◆ Information given:

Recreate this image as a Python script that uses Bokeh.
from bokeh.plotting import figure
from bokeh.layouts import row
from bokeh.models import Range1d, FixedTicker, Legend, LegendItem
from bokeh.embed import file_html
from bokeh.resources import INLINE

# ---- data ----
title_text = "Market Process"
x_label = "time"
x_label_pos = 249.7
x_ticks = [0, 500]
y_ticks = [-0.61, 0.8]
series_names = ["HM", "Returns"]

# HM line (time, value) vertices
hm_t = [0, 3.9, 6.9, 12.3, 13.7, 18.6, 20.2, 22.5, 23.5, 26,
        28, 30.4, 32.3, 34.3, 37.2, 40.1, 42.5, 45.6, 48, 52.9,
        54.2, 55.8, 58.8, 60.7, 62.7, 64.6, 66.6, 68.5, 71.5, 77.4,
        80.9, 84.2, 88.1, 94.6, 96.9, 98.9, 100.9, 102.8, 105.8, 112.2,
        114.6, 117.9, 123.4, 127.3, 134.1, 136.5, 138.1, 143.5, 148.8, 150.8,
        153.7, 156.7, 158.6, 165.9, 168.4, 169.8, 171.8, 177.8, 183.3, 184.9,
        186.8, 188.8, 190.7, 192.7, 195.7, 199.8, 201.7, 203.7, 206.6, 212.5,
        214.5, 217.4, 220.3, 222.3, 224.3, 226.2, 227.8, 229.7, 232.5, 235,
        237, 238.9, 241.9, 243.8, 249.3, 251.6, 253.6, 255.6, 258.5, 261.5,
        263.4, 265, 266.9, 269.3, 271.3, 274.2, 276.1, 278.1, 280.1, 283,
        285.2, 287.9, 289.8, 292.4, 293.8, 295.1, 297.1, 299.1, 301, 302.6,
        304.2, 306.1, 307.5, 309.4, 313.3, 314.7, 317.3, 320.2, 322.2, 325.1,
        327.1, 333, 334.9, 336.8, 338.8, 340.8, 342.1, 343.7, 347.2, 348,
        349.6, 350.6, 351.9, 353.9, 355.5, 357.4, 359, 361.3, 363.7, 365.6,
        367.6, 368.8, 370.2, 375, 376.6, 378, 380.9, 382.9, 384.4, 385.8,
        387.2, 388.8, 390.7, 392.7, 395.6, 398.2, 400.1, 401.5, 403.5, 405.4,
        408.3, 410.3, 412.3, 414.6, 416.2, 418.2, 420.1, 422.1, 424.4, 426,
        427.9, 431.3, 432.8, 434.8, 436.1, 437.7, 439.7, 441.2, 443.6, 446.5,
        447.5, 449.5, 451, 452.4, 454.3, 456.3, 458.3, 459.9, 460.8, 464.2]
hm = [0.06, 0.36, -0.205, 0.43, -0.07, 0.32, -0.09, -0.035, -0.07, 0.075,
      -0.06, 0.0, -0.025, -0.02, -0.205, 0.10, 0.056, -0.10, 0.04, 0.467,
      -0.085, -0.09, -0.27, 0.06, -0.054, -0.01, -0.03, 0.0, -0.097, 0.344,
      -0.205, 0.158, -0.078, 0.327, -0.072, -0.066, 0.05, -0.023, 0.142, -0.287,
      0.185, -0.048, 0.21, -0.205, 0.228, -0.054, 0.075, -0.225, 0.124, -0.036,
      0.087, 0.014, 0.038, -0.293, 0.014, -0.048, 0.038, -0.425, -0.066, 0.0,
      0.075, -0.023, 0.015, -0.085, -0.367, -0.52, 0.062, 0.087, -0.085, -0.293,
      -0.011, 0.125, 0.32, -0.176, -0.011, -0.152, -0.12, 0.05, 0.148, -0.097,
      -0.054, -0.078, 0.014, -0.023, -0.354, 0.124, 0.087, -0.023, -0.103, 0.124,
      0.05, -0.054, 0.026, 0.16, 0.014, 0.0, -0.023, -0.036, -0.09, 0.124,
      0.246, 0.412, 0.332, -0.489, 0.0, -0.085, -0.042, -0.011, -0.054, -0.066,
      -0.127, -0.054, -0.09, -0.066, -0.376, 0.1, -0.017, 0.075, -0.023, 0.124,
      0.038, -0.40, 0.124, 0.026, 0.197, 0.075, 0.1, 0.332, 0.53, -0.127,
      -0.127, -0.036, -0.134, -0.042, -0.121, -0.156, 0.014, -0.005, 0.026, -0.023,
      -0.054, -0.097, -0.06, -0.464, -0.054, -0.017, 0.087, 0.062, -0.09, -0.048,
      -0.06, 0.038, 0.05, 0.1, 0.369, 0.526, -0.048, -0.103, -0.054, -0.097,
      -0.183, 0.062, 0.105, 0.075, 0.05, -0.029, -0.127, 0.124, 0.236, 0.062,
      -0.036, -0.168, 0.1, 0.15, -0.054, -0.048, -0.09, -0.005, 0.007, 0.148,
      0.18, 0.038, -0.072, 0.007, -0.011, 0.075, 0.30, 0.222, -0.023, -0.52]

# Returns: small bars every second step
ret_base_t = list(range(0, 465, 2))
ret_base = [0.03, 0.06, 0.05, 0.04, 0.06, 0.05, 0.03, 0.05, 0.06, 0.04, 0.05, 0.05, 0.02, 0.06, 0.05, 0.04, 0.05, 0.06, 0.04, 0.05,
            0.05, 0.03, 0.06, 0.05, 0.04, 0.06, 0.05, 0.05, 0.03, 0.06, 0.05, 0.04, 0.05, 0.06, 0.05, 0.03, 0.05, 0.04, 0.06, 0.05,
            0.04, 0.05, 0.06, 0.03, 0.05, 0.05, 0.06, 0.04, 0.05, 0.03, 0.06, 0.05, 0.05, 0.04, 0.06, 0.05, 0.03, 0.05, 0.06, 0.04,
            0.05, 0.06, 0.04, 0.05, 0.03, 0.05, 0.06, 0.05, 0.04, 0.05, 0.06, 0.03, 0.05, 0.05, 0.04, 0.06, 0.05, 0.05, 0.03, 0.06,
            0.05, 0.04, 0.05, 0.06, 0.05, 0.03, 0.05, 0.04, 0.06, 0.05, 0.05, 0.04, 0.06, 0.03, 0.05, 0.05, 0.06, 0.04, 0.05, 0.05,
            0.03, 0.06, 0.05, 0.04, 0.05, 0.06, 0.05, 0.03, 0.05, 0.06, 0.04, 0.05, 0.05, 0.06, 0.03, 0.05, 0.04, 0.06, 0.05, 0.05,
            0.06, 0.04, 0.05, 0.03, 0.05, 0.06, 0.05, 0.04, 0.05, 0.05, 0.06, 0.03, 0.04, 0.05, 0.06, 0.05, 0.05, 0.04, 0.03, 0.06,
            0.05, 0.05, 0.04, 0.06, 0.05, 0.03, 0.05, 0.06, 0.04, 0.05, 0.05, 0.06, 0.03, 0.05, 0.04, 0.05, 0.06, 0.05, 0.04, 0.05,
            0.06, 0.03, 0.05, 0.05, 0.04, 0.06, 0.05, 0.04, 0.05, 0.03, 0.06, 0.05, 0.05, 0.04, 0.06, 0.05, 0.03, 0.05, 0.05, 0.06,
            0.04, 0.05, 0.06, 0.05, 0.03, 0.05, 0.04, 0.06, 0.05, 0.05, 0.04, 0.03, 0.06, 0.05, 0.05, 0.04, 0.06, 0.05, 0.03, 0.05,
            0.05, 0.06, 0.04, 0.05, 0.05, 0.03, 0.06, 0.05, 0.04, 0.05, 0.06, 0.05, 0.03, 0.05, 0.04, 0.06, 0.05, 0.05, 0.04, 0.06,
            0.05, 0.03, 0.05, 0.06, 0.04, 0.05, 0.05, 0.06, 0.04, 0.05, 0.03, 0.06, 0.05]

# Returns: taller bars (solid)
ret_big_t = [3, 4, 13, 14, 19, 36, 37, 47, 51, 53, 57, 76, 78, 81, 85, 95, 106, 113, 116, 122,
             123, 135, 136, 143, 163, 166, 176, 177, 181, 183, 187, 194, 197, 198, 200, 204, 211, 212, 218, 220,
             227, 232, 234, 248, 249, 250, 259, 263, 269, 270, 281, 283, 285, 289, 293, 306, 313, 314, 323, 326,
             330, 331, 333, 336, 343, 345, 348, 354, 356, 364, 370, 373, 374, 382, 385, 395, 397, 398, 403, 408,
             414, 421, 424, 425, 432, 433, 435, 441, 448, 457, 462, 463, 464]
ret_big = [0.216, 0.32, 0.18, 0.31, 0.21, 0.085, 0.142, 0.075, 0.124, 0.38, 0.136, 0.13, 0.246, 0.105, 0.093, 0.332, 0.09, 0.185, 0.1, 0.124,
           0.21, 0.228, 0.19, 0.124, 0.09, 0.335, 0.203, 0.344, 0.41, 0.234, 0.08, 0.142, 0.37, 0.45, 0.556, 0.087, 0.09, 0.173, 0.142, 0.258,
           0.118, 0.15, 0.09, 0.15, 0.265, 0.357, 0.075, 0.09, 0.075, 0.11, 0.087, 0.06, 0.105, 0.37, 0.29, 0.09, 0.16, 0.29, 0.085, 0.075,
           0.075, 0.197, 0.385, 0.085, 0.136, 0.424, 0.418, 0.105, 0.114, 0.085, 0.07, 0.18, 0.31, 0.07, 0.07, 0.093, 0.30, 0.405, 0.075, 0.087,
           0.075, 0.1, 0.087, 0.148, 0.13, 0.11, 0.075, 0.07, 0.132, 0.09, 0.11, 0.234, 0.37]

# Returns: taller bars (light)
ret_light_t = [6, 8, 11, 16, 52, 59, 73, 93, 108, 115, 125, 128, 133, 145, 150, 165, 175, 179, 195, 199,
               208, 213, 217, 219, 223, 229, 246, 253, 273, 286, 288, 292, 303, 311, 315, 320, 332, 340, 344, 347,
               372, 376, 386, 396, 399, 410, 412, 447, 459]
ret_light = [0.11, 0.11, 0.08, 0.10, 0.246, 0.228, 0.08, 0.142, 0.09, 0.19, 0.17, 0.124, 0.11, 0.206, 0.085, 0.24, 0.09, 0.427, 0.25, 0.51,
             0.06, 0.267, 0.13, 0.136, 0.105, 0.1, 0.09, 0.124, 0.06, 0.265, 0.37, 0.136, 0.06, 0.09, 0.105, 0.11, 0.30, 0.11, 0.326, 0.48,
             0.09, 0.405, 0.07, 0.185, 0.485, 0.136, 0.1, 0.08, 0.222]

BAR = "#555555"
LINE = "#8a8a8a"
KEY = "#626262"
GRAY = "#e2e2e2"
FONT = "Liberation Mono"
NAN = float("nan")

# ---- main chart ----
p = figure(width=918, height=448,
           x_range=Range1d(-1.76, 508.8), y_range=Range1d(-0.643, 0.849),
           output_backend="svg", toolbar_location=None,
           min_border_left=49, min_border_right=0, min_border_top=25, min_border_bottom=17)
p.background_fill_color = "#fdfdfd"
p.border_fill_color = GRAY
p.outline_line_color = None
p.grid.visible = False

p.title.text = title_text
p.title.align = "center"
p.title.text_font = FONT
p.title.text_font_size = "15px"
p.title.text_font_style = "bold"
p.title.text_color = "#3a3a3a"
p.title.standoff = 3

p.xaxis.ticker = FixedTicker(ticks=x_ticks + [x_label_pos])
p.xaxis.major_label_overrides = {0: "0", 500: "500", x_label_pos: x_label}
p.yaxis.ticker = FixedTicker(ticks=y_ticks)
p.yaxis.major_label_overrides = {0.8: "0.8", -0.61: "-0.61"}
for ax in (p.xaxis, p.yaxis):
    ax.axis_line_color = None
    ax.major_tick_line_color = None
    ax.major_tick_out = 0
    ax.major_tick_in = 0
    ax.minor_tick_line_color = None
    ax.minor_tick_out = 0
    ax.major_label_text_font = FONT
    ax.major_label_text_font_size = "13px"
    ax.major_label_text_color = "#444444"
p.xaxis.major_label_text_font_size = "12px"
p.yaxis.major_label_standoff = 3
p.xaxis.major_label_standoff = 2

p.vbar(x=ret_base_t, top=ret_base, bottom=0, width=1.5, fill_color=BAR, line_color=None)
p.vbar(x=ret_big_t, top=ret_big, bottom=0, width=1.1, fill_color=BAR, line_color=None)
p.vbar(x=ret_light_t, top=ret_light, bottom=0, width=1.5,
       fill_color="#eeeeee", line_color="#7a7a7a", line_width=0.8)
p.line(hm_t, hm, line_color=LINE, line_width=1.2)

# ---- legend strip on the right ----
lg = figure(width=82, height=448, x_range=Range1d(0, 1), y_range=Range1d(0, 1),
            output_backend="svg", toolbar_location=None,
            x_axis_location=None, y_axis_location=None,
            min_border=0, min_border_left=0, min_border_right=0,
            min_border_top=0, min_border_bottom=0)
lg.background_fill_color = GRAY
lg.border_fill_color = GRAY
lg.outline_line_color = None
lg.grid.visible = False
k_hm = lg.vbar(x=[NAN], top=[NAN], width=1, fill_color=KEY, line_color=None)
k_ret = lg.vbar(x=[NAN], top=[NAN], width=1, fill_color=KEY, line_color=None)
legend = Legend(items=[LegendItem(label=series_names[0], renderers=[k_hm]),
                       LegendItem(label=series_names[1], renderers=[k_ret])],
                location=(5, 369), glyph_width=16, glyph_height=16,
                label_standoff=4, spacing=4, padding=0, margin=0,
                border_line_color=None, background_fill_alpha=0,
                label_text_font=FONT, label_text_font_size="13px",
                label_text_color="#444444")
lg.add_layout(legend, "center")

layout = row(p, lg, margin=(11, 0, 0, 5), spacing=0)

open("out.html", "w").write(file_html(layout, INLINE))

...

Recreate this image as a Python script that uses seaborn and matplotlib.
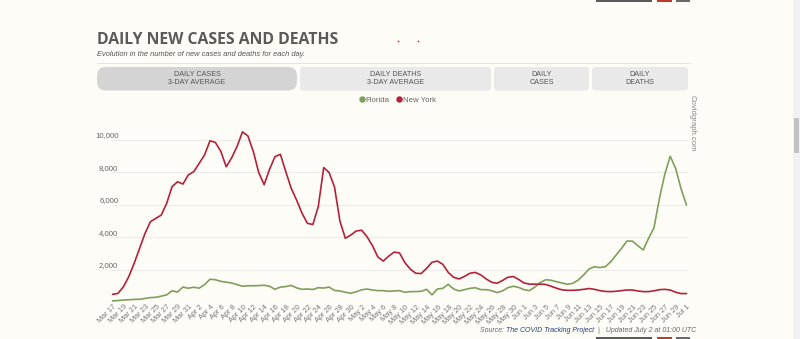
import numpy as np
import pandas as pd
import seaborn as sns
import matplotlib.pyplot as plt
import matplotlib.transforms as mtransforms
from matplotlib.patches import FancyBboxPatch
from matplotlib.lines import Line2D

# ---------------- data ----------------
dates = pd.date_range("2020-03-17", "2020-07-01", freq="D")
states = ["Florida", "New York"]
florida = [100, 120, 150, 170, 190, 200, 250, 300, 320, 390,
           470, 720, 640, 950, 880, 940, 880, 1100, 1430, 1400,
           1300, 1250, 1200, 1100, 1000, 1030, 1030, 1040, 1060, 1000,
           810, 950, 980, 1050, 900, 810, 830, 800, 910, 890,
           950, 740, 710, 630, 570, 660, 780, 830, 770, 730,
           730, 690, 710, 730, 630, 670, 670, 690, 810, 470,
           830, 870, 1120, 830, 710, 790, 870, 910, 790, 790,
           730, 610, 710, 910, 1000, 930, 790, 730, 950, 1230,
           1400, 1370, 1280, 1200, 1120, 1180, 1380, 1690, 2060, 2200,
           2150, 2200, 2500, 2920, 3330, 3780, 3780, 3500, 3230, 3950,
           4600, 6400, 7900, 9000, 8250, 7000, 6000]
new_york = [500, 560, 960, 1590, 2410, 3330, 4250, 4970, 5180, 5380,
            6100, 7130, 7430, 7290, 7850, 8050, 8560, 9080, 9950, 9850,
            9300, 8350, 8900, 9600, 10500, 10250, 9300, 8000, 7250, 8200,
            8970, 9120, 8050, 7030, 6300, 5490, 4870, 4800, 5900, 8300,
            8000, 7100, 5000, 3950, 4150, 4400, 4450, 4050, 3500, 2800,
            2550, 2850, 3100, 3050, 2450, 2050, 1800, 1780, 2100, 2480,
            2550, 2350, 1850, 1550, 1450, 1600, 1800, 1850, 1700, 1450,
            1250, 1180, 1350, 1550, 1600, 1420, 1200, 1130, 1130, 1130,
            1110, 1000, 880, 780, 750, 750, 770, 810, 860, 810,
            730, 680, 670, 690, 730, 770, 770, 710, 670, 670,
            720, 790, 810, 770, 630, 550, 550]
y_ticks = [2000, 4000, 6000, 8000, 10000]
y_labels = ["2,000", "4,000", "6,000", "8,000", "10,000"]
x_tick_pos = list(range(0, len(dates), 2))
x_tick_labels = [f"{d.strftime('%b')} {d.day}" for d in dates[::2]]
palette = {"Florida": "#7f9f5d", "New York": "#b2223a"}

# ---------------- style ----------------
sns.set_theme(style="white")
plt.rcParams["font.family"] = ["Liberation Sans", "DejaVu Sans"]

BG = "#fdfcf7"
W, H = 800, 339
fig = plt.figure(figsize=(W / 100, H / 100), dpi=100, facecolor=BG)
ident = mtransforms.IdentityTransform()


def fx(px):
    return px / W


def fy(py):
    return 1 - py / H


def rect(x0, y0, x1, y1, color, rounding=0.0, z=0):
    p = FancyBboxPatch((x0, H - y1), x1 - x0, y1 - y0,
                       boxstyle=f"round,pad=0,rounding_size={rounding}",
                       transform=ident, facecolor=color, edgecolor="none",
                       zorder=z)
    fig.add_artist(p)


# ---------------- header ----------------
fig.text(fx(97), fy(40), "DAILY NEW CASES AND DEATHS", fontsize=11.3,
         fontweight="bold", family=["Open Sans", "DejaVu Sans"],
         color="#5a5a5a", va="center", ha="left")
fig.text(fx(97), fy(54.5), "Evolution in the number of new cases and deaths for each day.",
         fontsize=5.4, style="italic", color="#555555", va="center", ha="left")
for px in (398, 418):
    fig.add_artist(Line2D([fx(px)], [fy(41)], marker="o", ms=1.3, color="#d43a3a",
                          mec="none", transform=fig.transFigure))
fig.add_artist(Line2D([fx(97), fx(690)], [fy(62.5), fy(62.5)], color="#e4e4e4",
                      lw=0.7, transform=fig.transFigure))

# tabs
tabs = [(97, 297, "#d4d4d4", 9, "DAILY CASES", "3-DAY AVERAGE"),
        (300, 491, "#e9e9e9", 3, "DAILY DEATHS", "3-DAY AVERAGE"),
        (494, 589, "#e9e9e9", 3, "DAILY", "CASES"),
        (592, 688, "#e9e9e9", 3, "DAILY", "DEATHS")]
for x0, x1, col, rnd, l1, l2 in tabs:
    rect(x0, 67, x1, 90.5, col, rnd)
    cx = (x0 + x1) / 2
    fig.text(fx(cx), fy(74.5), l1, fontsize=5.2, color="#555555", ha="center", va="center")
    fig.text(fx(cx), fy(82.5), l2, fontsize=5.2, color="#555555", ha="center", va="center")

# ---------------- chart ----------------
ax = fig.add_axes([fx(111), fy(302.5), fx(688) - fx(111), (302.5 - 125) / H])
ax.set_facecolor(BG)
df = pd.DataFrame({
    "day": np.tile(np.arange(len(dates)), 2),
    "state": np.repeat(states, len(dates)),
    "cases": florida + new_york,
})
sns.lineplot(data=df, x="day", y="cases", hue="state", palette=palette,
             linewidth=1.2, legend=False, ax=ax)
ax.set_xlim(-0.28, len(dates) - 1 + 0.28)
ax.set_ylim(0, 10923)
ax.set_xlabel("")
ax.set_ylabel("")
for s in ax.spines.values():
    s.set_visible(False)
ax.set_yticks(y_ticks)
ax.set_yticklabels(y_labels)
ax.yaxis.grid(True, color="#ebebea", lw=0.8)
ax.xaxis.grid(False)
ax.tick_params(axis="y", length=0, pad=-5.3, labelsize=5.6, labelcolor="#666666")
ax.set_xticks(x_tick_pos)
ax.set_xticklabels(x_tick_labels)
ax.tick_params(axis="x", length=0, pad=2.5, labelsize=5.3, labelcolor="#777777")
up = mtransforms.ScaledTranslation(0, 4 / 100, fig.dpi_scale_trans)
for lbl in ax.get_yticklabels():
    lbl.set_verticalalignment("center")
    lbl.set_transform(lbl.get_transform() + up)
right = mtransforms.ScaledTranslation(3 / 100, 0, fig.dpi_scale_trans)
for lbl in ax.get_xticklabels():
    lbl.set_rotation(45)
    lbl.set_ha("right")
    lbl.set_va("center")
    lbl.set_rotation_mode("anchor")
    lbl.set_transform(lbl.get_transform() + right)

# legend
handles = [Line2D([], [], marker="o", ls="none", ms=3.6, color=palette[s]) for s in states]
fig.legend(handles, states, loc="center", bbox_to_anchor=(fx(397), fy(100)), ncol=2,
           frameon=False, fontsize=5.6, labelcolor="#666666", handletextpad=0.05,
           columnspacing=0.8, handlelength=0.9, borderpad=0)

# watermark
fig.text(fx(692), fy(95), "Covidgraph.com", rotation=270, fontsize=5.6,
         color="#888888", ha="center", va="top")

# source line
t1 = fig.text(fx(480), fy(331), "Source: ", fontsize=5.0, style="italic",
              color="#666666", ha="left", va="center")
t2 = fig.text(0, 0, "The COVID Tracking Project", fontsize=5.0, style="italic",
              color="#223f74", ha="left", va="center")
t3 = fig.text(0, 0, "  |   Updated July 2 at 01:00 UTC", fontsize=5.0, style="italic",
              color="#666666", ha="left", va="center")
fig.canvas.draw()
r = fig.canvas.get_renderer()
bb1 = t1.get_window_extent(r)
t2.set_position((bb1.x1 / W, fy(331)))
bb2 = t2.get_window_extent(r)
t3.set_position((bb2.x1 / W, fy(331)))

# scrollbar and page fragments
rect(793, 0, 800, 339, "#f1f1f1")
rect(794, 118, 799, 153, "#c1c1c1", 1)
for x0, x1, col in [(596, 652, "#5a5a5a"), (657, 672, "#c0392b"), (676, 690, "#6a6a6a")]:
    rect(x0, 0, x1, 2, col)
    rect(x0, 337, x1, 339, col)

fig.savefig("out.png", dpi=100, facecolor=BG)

◆ Objective: Extract exactly the lines running from the line containing "Recreate this image as a Python script that uses seaborn" to the line containing "from matplotlib.lines import Line2D", with both end lines included and all pictures left out.

◆ Finished answer:
Recreate this image as a Python script that uses seaborn and matplotlib.
import numpy as np
import pandas as pd
import seaborn as sns
import matplotlib.pyplot as plt
import matplotlib.transforms as mtransforms
from matplotlib.patches import FancyBboxPatch
from matplotlib.lines import Line2D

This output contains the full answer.